Apart from the privileged cry-babies, whom I mentioned above and who want the referendum result to be invalidated to force another one, the other group of Remainers for whom I have no sympathy are Labour voters (there is an overlap between these groups).  What happened on Thursday was the revolt of Old Labour (mildly patriotic and mildly socialist) against New Labour (corporatist, ‘liberal’ and globalist).  The late Peter Shore MP puts the latter group to shame:

Contrary to the lies told by ‘progressives’ in their defence of the EU, we British are not, by nature, an insular people.  We have long been more outward looking than most of the nations of continental Europe.  For more than four decades we’ve been continually derided that Britain is ‘small and weak’.  Britain is small but not weak and there are more than sixty million of us on this island.  We have been derided that Britain is ‘old and tired’.  Britain’s infrastructure is old and tired, but that is because our taxes have been diverted from upgrading our own infrastructure to finance the infrastructures of the countries of southern, central and eastern Europe, with lovely highways and bridges from Nowhere to Nowhere Else, such as appear on the Euro notes.  We can and shall develop bi-lateral trade agreements with other countries, that is what the ‘progressives’ are frightened of, that the EU itself is becoming redundant.

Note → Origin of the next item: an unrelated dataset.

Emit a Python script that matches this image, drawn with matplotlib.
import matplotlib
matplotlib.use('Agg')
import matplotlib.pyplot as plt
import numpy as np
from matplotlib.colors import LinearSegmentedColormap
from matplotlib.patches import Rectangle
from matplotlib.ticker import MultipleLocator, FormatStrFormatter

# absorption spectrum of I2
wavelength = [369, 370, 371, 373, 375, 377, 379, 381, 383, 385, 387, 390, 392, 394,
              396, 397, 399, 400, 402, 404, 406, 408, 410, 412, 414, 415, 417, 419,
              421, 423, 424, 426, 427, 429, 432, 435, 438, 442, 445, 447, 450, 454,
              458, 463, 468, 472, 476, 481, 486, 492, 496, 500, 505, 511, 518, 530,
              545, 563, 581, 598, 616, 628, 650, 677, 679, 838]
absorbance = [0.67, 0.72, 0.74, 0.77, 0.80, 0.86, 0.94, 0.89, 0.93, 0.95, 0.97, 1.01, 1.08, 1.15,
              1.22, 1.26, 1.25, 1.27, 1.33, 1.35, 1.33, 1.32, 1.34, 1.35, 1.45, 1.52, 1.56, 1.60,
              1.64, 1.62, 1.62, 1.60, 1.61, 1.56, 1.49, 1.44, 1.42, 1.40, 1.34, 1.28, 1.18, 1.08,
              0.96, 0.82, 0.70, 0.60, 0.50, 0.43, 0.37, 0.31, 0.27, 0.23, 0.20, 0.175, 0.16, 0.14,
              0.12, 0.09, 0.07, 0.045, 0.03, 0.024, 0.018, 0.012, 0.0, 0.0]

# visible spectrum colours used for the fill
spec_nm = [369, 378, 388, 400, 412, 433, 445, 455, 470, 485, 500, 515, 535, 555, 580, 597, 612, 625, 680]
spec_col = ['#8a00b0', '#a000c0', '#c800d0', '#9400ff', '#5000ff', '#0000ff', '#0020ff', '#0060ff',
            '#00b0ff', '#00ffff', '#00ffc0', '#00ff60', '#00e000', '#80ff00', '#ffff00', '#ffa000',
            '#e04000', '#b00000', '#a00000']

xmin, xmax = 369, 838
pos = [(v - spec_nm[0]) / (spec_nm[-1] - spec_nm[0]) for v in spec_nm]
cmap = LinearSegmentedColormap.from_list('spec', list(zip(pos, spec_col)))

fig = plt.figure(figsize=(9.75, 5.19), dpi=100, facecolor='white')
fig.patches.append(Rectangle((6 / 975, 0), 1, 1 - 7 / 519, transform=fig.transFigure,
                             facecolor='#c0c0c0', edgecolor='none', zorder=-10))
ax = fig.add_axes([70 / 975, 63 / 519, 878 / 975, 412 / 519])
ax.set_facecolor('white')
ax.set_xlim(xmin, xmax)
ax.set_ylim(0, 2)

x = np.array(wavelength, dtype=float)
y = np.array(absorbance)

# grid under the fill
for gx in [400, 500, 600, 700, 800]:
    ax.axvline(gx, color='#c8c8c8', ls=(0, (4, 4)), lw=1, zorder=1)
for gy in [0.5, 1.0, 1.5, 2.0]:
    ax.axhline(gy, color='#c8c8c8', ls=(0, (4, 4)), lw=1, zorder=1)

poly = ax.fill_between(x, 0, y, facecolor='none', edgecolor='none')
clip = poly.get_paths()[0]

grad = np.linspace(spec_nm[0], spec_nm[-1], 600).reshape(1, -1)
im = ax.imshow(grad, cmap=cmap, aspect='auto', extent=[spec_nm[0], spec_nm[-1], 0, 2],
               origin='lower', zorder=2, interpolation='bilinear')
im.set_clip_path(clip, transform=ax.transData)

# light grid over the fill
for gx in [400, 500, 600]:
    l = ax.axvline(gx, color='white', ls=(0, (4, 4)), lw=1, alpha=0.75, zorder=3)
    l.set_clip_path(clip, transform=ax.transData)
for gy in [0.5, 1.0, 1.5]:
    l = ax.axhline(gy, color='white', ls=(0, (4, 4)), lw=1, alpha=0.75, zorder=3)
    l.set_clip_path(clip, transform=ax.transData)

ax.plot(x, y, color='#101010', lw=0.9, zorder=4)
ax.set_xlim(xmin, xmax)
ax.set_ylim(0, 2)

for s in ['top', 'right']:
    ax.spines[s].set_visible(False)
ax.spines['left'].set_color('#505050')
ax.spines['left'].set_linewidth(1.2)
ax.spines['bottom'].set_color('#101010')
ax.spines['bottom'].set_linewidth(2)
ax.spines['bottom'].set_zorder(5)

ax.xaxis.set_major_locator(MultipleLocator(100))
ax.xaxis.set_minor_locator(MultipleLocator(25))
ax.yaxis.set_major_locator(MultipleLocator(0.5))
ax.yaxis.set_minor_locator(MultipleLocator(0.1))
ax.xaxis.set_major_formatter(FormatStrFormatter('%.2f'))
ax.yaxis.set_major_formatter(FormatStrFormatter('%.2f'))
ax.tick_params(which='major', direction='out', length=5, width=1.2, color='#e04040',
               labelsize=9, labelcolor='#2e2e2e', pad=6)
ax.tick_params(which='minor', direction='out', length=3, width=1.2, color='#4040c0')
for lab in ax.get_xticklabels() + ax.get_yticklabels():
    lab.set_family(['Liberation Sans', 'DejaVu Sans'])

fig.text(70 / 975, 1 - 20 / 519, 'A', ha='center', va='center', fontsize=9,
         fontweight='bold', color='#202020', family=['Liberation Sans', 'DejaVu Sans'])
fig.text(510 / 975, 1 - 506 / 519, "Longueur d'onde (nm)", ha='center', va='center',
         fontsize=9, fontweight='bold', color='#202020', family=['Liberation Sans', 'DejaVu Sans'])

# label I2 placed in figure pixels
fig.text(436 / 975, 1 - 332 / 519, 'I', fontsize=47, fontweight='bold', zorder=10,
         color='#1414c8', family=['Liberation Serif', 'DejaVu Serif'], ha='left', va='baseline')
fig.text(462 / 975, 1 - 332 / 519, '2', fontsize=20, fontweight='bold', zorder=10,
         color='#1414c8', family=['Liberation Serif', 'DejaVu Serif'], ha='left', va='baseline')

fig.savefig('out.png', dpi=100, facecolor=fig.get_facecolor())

Anyway, unless another referendum is forced through or the exit negotiations stall, there is no point in doing numerous blog posts about Brexit.  That David Cameron has tendered his resignation as Prime Minister should mean that the government is not going to over-ride the referendum result.  The EU, worried that the electorates of other countries will demand an ‘exit’ referendum, wants Brexit completed as soon as possible before the trend catches on.  The SNP want a Dependence referendum so that Scotland can continue being ruled from Brussels, whilst Sinn Fein want an Irish Unification referendum to liberate English taxpayers from the economic burden of the Six Counties, so that all Thirty-Two Counties of Ireland can continue being ruled from Brussels.